Potluck supper at the Seafarers Hall, GT.

The “49ers” – a group of some of the first students who attended the Cayman Islands High School that first opened its doors in 1949 – got together to meet and exchange memories with one another.

The first weekend meeting, over fried fish and fritters, was on Friday night at the Grapetree Café, Coe-Wood Beach in Bodden Town. Founder of the 49ers, Joan Wilson was there:

“I started it in 1991 or 1992,”she said. “The idea of it was to keep all my school friends from the Cayman Islands High School together. It was the first high-grade school – the other one was American, but this one was on the British side of teaching…as my poem says, ‘geometry, algebra and proper English.’”

“The school originally started behind the library, in the old American huts that were there. The American navy was posted here in the war in 1942, and all those buildings were still there when the school started in 1949,” she added.

Miss Olive Miller who was one of the very first teachers at the Cayman Islands High School celebrates her birthday.

“I left the Triple C School, which was the American school run by the Chapel Church of God and went to this one when I was about 14, because it was run by the Presbyterian ministers. I graduated from there in 1952,” she said. “We were the first graduating class.”

Although Ms. Wilson has been organising the reunions for several years, recently others have helped. Liz Schofield helped to organise the reunion this year.
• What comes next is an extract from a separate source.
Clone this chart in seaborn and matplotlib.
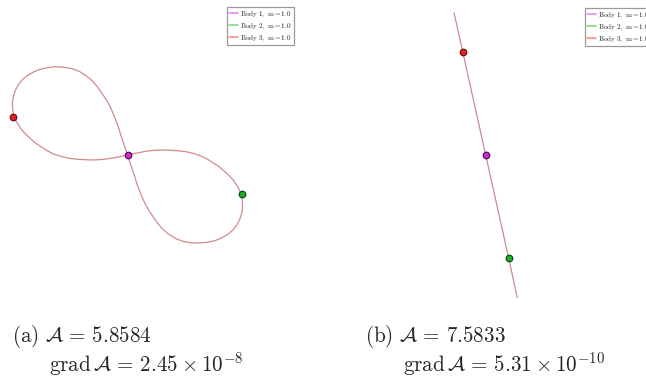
import matplotlib
matplotlib.use("Agg")
import matplotlib.pyplot as plt
import seaborn as sns
import pandas as pd
from matplotlib.lines import Line2D

# figure-eight orbit (center of mass at 0, 1 unit = 100 px)
loop_right_x = [0.0, 0.06, 0.12, 0.19, 0.255, 0.34, 0.42, 0.51, 0.59, 0.67, 0.74, 0.80,
                0.86, 0.92, 0.97, 1.02, 1.06, 1.09, 1.115, 1.132, 1.145, 1.15, 1.15, 1.14,
                1.12, 1.09, 1.05, 1.00, 0.94, 0.88, 0.80, 0.72, 0.64, 0.56, 0.48, 0.41,
                0.35, 0.30, 0.255, 0.21, 0.17, 0.135, 0.10, 0.07, 0.04, 0.02, 0.0]
loop_right_y = [0.0, 0.013, 0.025, 0.038, 0.046, 0.05, 0.048, 0.042, 0.032, 0.013, -0.012, -0.042,
                -0.08, -0.12, -0.163, -0.21, -0.255, -0.30, -0.34, -0.385, -0.43, -0.48, -0.53, -0.59,
                -0.65, -0.705, -0.755, -0.795, -0.83, -0.855, -0.873, -0.88, -0.878, -0.865, -0.835, -0.79,
                -0.74, -0.68, -0.615, -0.55, -0.475, -0.395, -0.305, -0.21, -0.12, -0.06, 0.0]
loop_left_x = [0.0, -0.06, -0.12, -0.19, -0.26, -0.34, -0.42, -0.51, -0.59, -0.67, -0.745, -0.80,
               -0.86, -0.92, -0.97, -1.02, -1.06, -1.09, -1.115, -1.133, -1.145, -1.15, -1.15, -1.14,
               -1.12, -1.09, -1.05, -1.00, -0.94, -0.88, -0.80, -0.725, -0.64, -0.56, -0.48, -0.41,
               -0.35, -0.30, -0.255, -0.21, -0.17, -0.135, -0.10, -0.07, -0.04, -0.02, 0.0]
loop_left_y = [0.0, -0.013, -0.025, -0.037, -0.045, -0.05, -0.047, -0.042, -0.032, -0.012, 0.012, 0.042,
               0.08, 0.12, 0.163, 0.21, 0.255, 0.30, 0.34, 0.383, 0.43, 0.48, 0.53, 0.59,
               0.65, 0.705, 0.755, 0.795, 0.83, 0.855, 0.873, 0.883, 0.878, 0.865, 0.835, 0.79,
               0.74, 0.68, 0.615, 0.55, 0.475, 0.395, 0.305, 0.21, 0.12, 0.06, 0.0]

# collinear orbit
line_x = [-0.317, -0.23, 0.0, 0.23, 0.316]
line_y = [1.423, 1.033, 0.0, -1.033, -1.427]

bodies = ["Body 1", "Body 2", "Body 3"]
masses = [1.0, 1.0, 1.0]
pos_a_x = [0.0, 1.142, -1.142]
pos_a_y = [0.0, -0.39, 0.383]
pos_b_x = [0.0, 0.23, -0.23]
pos_b_y = [0.0, -1.033, 1.033]

actions = [5.8584, 7.5833]
grads = [r"2.45 \times 10^{-8}", r"5.31 \times 10^{-10}"]

ball_face = ["#d02ad0", "#20b030", "#e82020"]
ball_edge = ["#5a105a", "#0c5014", "#701010"]
legend_col = ["#e690e6", "#8cd68c", "#ff8c8c"]
orbit_col = "#d48a8a"

sns.set_theme(style="white")
plt.rcParams["mathtext.fontset"] = "cm"
plt.rcParams["font.family"] = ["DejaVu Serif"]

W, H = 646, 381
fig = plt.figure(figsize=(W / 100, H / 100), dpi=100)


def axes_px(x0, y0, x1, y1):
    return fig.add_axes([x0 / W, 1 - y1 / H, (x1 - x0) / W, (y1 - y0) / H])


def draw_panel(ax, cx, cy, x0, y0, x1, y1, orbits, px, py):
    for ox, oy in orbits:
        df = pd.DataFrame({"x": ox, "y": oy})
        sns.lineplot(data=df, x="x", y="y", sort=False, estimator=None,
                     color=orbit_col, lw=0.9, ax=ax)
    for i in range(3):
        sns.scatterplot(x=[px[i]], y=[py[i]], s=22, color=ball_face[i],
                        edgecolor=ball_edge[i], linewidth=0.9, ax=ax, zorder=5)
    ax.set_xlim((x0 - cx) / 100, (x1 - cx) / 100)
    ax.set_ylim((cy - y1) / 100, (cy - y0) / 100)
    ax.set_axis_off()


def add_legend(ax, lx, ly):
    handles = [Line2D([], [], color=legend_col[i], lw=1.2) for i in range(3)]
    labels = [r"$\mathrm{%s,\ m} = %.1f$" % (bodies[i].replace(" ", r"\ "), masses[i])
              for i in range(3)]
    leg = ax.legend(handles, labels, loc="upper left", bbox_to_anchor=(lx / W, 1 - ly / H),
                    bbox_transform=fig.transFigure, borderaxespad=0, fontsize=5.1,
                    handlelength=1.2, handletextpad=0.35, borderpad=0.3, labelspacing=0.3,
                    fancybox=False, framealpha=1)
    leg.get_frame().set_edgecolor("#9a9a9a")
    leg.get_frame().set_linewidth(0.9)


ax1 = axes_px(0, 0, 310, 290)
draw_panel(ax1, 127.5, 155, 0, 0, 310, 290,
           [(loop_right_x, loop_right_y), (loop_left_x, loop_left_y)], pos_a_x, pos_a_y)
add_legend(ax1, 227.3, 7.3)

# right legend runs off the figure edge, as in the original
ax2 = axes_px(330, 0, 700, 305)
draw_panel(ax2, 485.7, 155, 330, 0, 700, 305, [(line_x, line_y)], pos_b_x, pos_b_y)
add_legend(ax2, 585, 8.3)

caps = [("a", 12, 49), ("b", 365, 403)]
for i, (tag, x1, x2) in enumerate(caps):
    fig.text(x1 / W, 1 - 341.7 / H, r"$\mathrm{(%s)}\ \mathcal{A} \,=\, %.4f$" % (tag, actions[i]),
             fontsize=15.2, va="baseline", ha="left")
    fig.text(x2 / W, 1 - 371.7 / H, r"$\mathrm{grad}\,\mathcal{A} \,=\, %s$" % grads[i],
             fontsize=15.2, va="baseline", ha="left")

fig.savefig("out.png", dpi=100)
She has a special link with the school’s beginning. “My father (John Gray) was the principal of the Cayman Islands High School in 1949,” she said.

“What we do is we have a group of us who get together to organise it. Joan started it off, and then in 1994, we started inviting friends from overseas. Normally classes in schools have 20-year and 10-year reunions, but we can’t wait for those – we have one every year.

“It’s a group that started off for those attending high school in 1949, right up till 1964. Anybody who went to school ‘behind the library,’ is part of the high school reunion… in 1964, when the school moved up to Walkers Road, (by that time) the government had taken it over from the church,” Ms. Schofield said.

On Saturday evening, at the Seafarers Hall in Prospect, the group got together again, this time with the dual purpose of celebrating the 90th birthday of one of the very first teachers at the school, Ms. Olive Miller. During the evening, Ms. Miller was presented with a framed photograph of the moment when she met Her Majesty the Queen, during the Queen’s last visit to the Cayman Islands.

Ms. Wilson also read out a poem she had written, in Ms. Miller’s honour.

The meeting on Saturday night contained some very notable and distinguished ex-Cayman High School students, including ex-politicians, Mr. Norman Bodden and Mr. Truman Bodden.